Department Of Labor Issues Final Rule On Regular Rate Exclusions From Overtime Calculations
By Eric Hemmendinger - Shawe Rosenthal LLP
December 12, 2019
On December 12, 2019, the U.S. Department of Labor (DOL) announced a revised interpretation listing payments that can be excluded from the “regular rate” used to compute overtime pay for non-exempt employees under the Fair Labor Standards Act. The DOL also issued a Fact Sheet and Highlights on this revised interpretation.

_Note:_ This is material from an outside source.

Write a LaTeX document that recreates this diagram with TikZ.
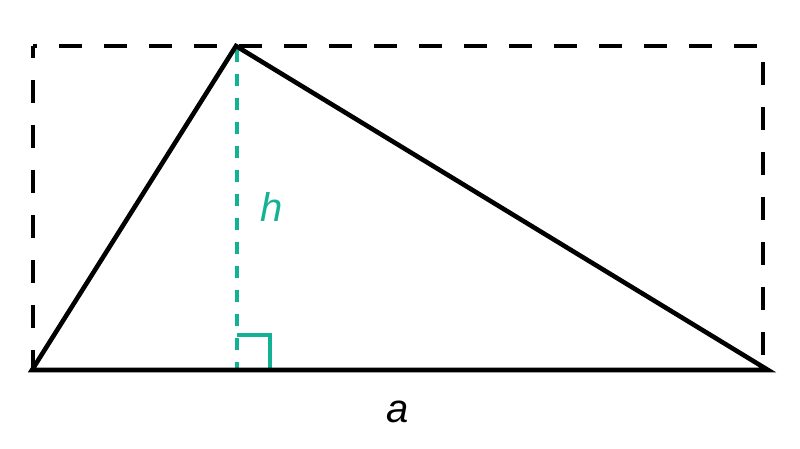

Under the FLSA, employees must be paid 1.5 times their “regular rate” for hours in excess of 40 per week. The regular rate includes not only the employees’ base hourly rate, but also all other forms of compensation, subject to eight exclusions listed in the FLSA. In the revision, the DOL expands and clarifies the list of perks and benefits that do not have to be included in the regular rate, i.e., that may be provided without increasing the overtime rate. These include:
• the cost of providing certain parking benefits, wellness programs, onsite specialist treatment, gym access and fitness classes, employee discounts on retail goods and services, certain tuition benefits (whether paid to an employee, an education provider, or a student-loan program), and adoption assistance;
• payments for unused paid leave, including paid sick leave or paid time off;
• payments of certain penalties required under state and local scheduling laws;
• reimbursed expenses including cellphone plans, credentialing exam fees, organization membership dues, and travel, even if not incurred “solely” for the employer’s benefit; and clarifies that reimbursements that do not exceed the maximum travel reimbursement under the Federal Travel Regulation System or the optional IRS substantiation amounts for travel expenses are per se “reasonable payments”;
• certain sign-on bonuses and certain longevity bonuses;
• the cost of office coffee and snacks to employees as gifts;
• discretionary bonuses, by clarifying that the label given a bonus does not determine whether it is discretionary and providing additional examples and;
• contributions to benefit plans for accident, unemployment, legal services, or other events that could cause future financial hardship or expense.
Also, the DOL eliminates the requirement that “call-back” pay and other payments similar to call-back pay must be “infrequent and sporadic” to be excludable from an employee’s regular rate, while maintaining that such payments must not be prearranged.